Row sculpting is worth paying attention to as well. Uniform profiles like DSA or XDA give you identical key height across every row, which some typists prefer for flexibility when moving keys around. Sculpted profiles like OEM or Cherry are shaped so each row angles slightly differently, guiding your fingers into a more natural position. On linears, where feedback is entirely tactile through pressure and spring weight rather than a physical bump, that angular guidance from a sculpted profile can actually serve as a substitute form of positional feedback. It is a small thing, but at speed it adds up.

Lubing Technique Changes Everything

Linear switches reward good lubing more than any other switch type. Because the travel is completely smooth by design, any dry friction or inconsistency in the stem-to-housing contact becomes immediately noticeable. A thin, even coat of Krytox 205g0 or Tribosys 3203 on the stem legs, lower housing rails, and spring is the standard starting point. Avoid getting lube on the contact leaves, and avoid over-applying to the point where the lube migrates into areas it should not reach. Bag lubing springs separately before assembly saves time and produces more consistent spring noise reduction than lubing them individually.

Filming switches — placing thin films between the top and bottom housing — tightens up any wobble in the housing fit and further smooths the sound profile. Not every switch needs films, but switches with noticeable housing rattle will feel and sound noticeably more refined after filming. Combined with proper lubing, filmed linears on a gasket-mounted board with good foam represent the ceiling of what smooth, quiet linear typing can actually feel like.

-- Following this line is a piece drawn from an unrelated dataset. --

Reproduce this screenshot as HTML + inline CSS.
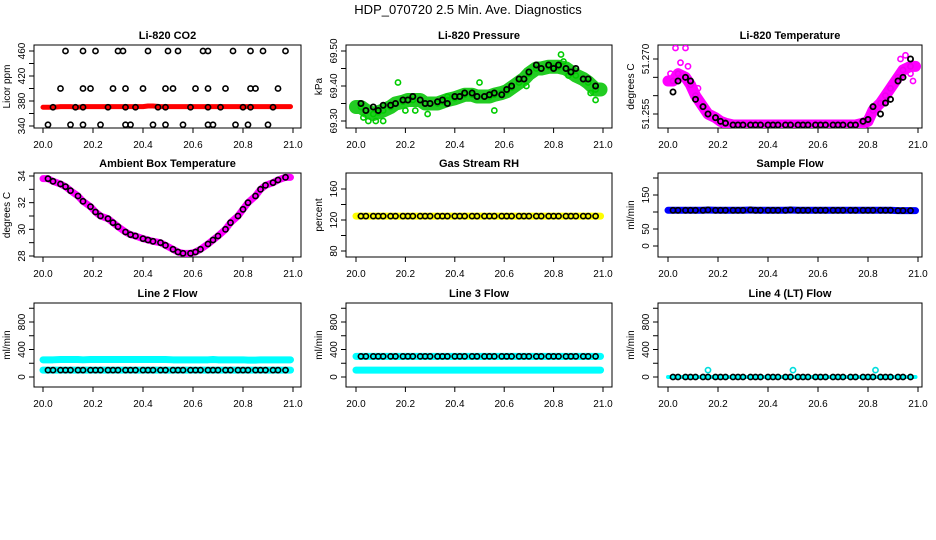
<!DOCTYPE html>
<html><head><meta charset="utf-8"><style>
body{margin:0;background:#fff;}
svg{display:block;font-family:"Liberation Sans",sans-serif;}
</style></head><body>
<svg id="c" width="936" height="540" xmlns="http://www.w3.org/2000/svg">
<text x="468" y="14" text-anchor="middle" font-size="13">HDP_070720  2.5 Min. Ave. Diagnostics</text>
</svg>
<script>
const grid=[20.02,20.04,20.07,20.09,20.11,20.14,20.16,20.19,20.21,20.23,20.26,20.28,20.30,20.33,20.35,20.37,20.40,20.42,20.44,20.47,20.49,20.52,20.54,20.56,20.59,20.61,20.63,20.66,20.68,20.70,20.73,20.75,20.78,20.80,20.82,20.85,20.87,20.89,20.92,20.94,20.97];
const xTicks=[20.0,20.2,20.4,20.6,20.8,21.0];
const co2BlackT=[20.09,20.16,20.21,20.30,20.32,20.42,20.50,20.54,20.64,20.66,20.76,20.83,20.88,20.97,20.07,20.16,20.19,20.28,20.33,20.40,20.49,20.52,20.61,20.66,20.73,20.83,20.85,20.94,20.04,20.13,20.16,20.26,20.33,20.37,20.46,20.49,20.59,20.66,20.71,20.80,20.83,20.92,20.02,20.11,20.16,20.23,20.33,20.35,20.44,20.49,20.56,20.66,20.68,20.77,20.82,20.90];
const co2BlackV=[460,460,460,460,460,460,460,460,460,460,460,460,460,460,400,400,400,400,400,400,400,400,400,400,400,400,400,400,370,370,370,370,370,370,370,370,370,370,370,370,370,370,342,342,342,342,342,342,342,342,342,342,342,342,342,342];
const co2Red=[370,370,371,371,371,370,371,371,371,371,371,371,371,371,371,371,371,372,372,371,371,371,371,371,371,371,371,371,371,371,371,371,371,371,371,371,371,371,371,371,371];
const presBlack=[69.35,69.33,69.34,69.33,69.345,69.345,69.35,69.36,69.36,69.37,69.36,69.35,69.35,69.355,69.36,69.35,69.37,69.37,69.38,69.38,69.37,69.37,69.375,69.38,69.375,69.39,69.40,69.42,69.42,69.44,69.46,69.45,69.46,69.45,69.46,69.45,69.44,69.45,69.42,69.42,69.40];
const presGreen=[69.34,69.33,69.32,69.325,69.33,69.34,69.35,69.355,69.36,69.36,69.36,69.35,69.35,69.35,69.355,69.36,69.365,69.37,69.375,69.375,69.37,69.37,69.37,69.375,69.38,69.385,69.395,69.41,69.42,69.435,69.45,69.45,69.455,69.455,69.455,69.45,69.44,69.43,69.42,69.41,69.39];
const presOutT=[20.03,20.05,20.08,20.11,20.17,20.20,20.24,20.29,20.37,20.50,20.56,20.69,20.83,20.84,20.86,20.95,20.97];
const presOutV=[69.31,69.30,69.30,69.30,69.41,69.33,69.33,69.32,69.37,69.41,69.33,69.40,69.49,69.47,69.43,69.38,69.36];
const tempMag=[51.264,51.266,51.265,51.263,51.260,51.257,51.255,51.254,51.253,51.2525,51.252,51.252,51.252,51.252,51.252,51.252,51.252,51.252,51.252,51.252,51.252,51.252,51.252,51.252,51.252,51.252,51.252,51.252,51.252,51.252,51.252,51.252,51.2525,51.253,51.256,51.258,51.260,51.262,51.265,51.267,51.268];
const tempBlack=[51.261,51.264,51.265,51.264,51.259,51.257,51.255,51.254,51.253,51.2525,51.252,51.252,51.252,51.252,51.252,51.252,51.252,51.252,51.252,51.252,51.252,51.252,51.252,51.252,51.252,51.252,51.252,51.252,51.252,51.252,51.252,51.252,51.253,51.2535,51.257,51.255,51.258,51.259,51.264,51.265,51.270];
const tempOutT=[20.01,20.03,20.05,20.07,20.08,20.12,20.93,20.95,20.97,20.98];
const tempOutV=[51.266,51.273,51.269,51.273,51.268,51.262,51.270,51.271,51.266,51.264];
const ambVals=[33.8,33.6,33.4,33.2,32.9,32.5,32.1,31.7,31.3,31.0,30.8,30.5,30.2,29.8,29.6,29.5,29.3,29.2,29.1,29.0,28.8,28.5,28.3,28.2,28.2,28.3,28.5,28.9,29.2,29.5,30.0,30.5,31.0,31.5,32.0,32.5,33.0,33.3,33.5,33.7,33.9];
const rhVals=[125,125,125,125,125,125,125,125,125,125,125,125,125,125,125,125,125,125,125,125,125,125,125,125,125,125,125,125,125,125,125,125,125,125,125,125,125,125,125,125,125];
const sampleVals=[105,105,105,105,105,105,106,105,105,105,105,105,105,106,105,105,105,105,105,105,106,105,105,105,105,105,105,105,105,105,105,105,105,105,105,105,105,105,104,104,104];
const line2Hi=[250,250,255,255,255,255,250,255,255,255,255,255,255,255,255,255,255,255,255,255,255,250,250,250,250,250,250,250,255,250,250,250,250,250,245,245,250,250,250,250,250];
const line2Lo=[100,100,100,100,100,100,100,100,100,100,100,100,100,100,100,100,100,100,100,100,100,100,100,100,100,100,100,100,100,100,100,100,100,100,100,100,100,100,100,100,100];
const line3Hi=[300,300,300,300,300,300,300,300,300,300,300,300,300,300,300,300,300,300,300,300,300,300,300,300,300,300,300,300,300,300,300,300,300,300,300,300,300,300,300,300,300];
const line3Lo=[100,100,100,100,100,100,100,100,100,100,100,100,100,100,100,100,100,100,100,100,100,100,100,100,100,100,100,100,100,100,100,100,100,100,100,100,100,100,100,100,100];
const line4Vals=[0,0,0,0,0,0,0,0,0,0,0,0,0,0,0,0,0,0,0,0,0,0,0,0,0,0,0,0,0,0,0,0,0,0,0,0,0,0,0,0,0];
const line4OutT=[20.16,20.50,20.83];
const line4OutV=[100,100,100];

const NS="http://www.w3.org/2000/svg";
const svg=document.getElementById('c');
function mk(tag,attrs,parent){const e=document.createElementNS(NS,tag);for(const k in attrs)e.setAttribute(k,attrs[k]);(parent||svg).appendChild(e);return e;}
const cols=[{l:34,r:301,x0:43,x1:293},{l:346,r:612,x0:356,x1:603},{l:658,r:922,x0:668,x1:918}];
const rows=[{t:45,b:128},{t:173,b:257},{t:303,b:387}];

function panel(ci,ri,title,ylab,ytick,ylabels,vTop,yTop,vBot,yBot,name){
  const c=cols[ci],r=rows[ri];
  const g=mk('g',{});
  
  
  const sx=v=>c.x0+(v-20)*(c.x1-c.x0);
  const sy=v=>yTop+(v-vTop)*(yBot-yTop)/(vBot-vTop);
  const box=mk('rect',{x:c.l,y:r.t,width:c.r-c.l,height:r.b-r.t,fill:'none',stroke:'#000','stroke-width':1},g);
  
  
  const tt=mk('text',{x:(c.l+c.r)/2,y:r.t-6,'text-anchor':'middle','font-size':11,'font-weight':'bold'},g);
  tt.textContent=title;
  
  
  const yl=mk('text',{transform:`translate(${c.l-24},${(r.t+r.b)/2}) rotate(-90)`,'text-anchor':'middle','font-size':10},g);
  yl.textContent=ylab;
  
  
  xTicks.forEach(v=>{
    const x=sx(v);
    mk('line',{x1:x,x2:x,y1:r.b,y2:r.b+5,stroke:'#000'},g);
    const t=mk('text',{x:x,y:r.b+20,'text-anchor':'middle','font-size':10},g);
    t.textContent=v.toFixed(1);
    
    
  });
  ytick.forEach((v,i)=>{
    const y=sy(v);
    mk('line',{x1:c.l-5,x2:c.l,y1:y,y2:y,stroke:'#000'},g);
    if(ylabels[i]){
      const t=mk('text',{transform:`translate(${c.l-9},${y}) rotate(-90)`,'text-anchor':'middle','font-size':10},g);
      t.textContent=ylabels[i];
      
      
    }
  });
  const clip='clip'+ci+ri;
  const cp=mk('clipPath',{id:clip},g);mk('rect',{x:c.l,y:r.t,width:c.r-c.l,height:r.b-r.t},cp);
  const pg=mk('g',{'clip-path':`url(#${clip})`},g);
  return {sx,sy,g:pg};
}
function band(p,ts,vs,color,w,name){
  const pts=ts.map((t,i)=>p.sx(t)+','+p.sy(vs[i]));
  pts.unshift(p.sx(20.0)+','+p.sy(vs[0]));
  pts.push(p.sx(20.99)+','+p.sy(vs[vs.length-1]));
  const pl=mk('polyline',{points:pts.join(' '),fill:'none',stroke:color,'stroke-width':w,'stroke-linejoin':'round','stroke-linecap':'round'},p.g);
  
  
}
function pts(p,ts,vs,color,name,sw){
  ts.forEach((t,i)=>{
    const e=mk('circle',{cx:p.sx(t),cy:p.sy(vs[i]),r:2.6,fill:'none',stroke:color,'stroke-width':sw||1.6},p.g);
    
    
  });
}

let p;
p=panel(0,0,'Li-820 CO2','Licor ppm',[340,360,380,400,420,440,460],['340','','380','','420','','460'],460,51,340,126,'panel-co2');
band(p,grid,co2Red,'#f00',5,'co2-red-band');
pts(p,co2BlackT,co2BlackV,'#000','co2-point');

p=panel(1,0,'Li-820 Pressure','kPa',[69.30,69.35,69.40,69.45,69.50],['69.30','','69.40','','69.50'],69.50,51,69.30,121,'panel-pressure');
band(p,grid,presGreen,'#2c2',14,'pressure-green-band');
pts(p,grid,presGreen,'#0c0','pressure-green-point');
pts(p,presOutT,presOutV,'#0c0','pressure-green-outlier');
pts(p,grid,presBlack,'#000','pressure-point',1.8);

p=panel(2,0,'Li-820 Temperature','degrees C',[51.255,51.260,51.265,51.270],['51.255','','','51.270'],51.270,59,51.255,114,'panel-temperature');
band(p,grid,tempMag,'#f0f',11,'temp-magenta-band');
pts(p,grid,tempMag,'#e0e','temp-magenta-point');
pts(p,tempOutT,tempOutV,'#f0f','temp-magenta-outlier');
pts(p,grid,tempBlack,'#000','temp-point',1.8);

p=panel(0,1,'Ambient Box Temperature','degrees C',[28,29,30,31,32,33,34],['28','','30','','32','','34'],34,176,28,256,'panel-ambient');
band(p,grid,ambVals,'#f0f',7,'ambient-magenta-line');
pts(p,grid,ambVals,'#000','ambient-point',1.6);

p=panel(1,1,'Gas Stream RH','percent',[160,140,120,100,80],['160','','120','','80'],160,189,80,251,'panel-rh');
band(p,grid,rhVals,'#ff0',7,'rh-yellow-line');
pts(p,grid,rhVals,'#000','rh-point');

p=panel(2,1,'Sample Flow','ml/min',[0,50,100,150,200],['0','50','','150',''],150,195,0,246,'panel-sample-flow');
band(p,grid,sampleVals,'#00f',7,'sample-blue-line');
pts(p,grid,sampleVals,'#000','sample-point');

p=panel(0,2,'Line 2 Flow','ml/min',[0,200,400,600,800,1000],['0','','400','','800',''],800,322,0,377,'panel-line2');
band(p,grid,line2Hi,'#0ff',7,'line2-cyan-high');
band(p,grid,line2Lo,'#0ff',7,'line2-cyan-low');
pts(p,grid,line2Lo,'#000','line2-point');

p=panel(1,2,'Line 3 Flow','ml/min',[0,200,400,600,800,1000],['0','','400','','800',''],800,322,0,377,'panel-line3');
band(p,grid,line3Lo,'#0ff',7,'line3-cyan-low');
band(p,grid,line3Hi,'#0ff',7,'line3-cyan-high');
pts(p,grid,line3Hi,'#000','line3-point');

p=panel(2,2,'Line 4 (LT) Flow','ml/min',[0,200,400,600,800,1000],['0','','400','','800',''],800,322,0,377,'panel-line4');
band(p,grid,line4Vals,'#0ff',4,'line4-cyan-line');
pts(p,grid,line4Vals,'#000','line4-point');
pts(p,line4OutT,line4OutV,'#0dd','line4-cyan-outlier');
</script>
</body></html>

Linear switches offer very little forgiveness for poor builds and a great deal of reward for careful ones. Every layer of the build — plate material, mount type, foam, housing material, spring weight, lube, film, and keycap profile — contributes to the final feel in ways that are more audible and tactile on linears than on switches that mask variation with a bump or a click. Understanding each variable individually is what separates a build that feels generic from one that feels exactly right.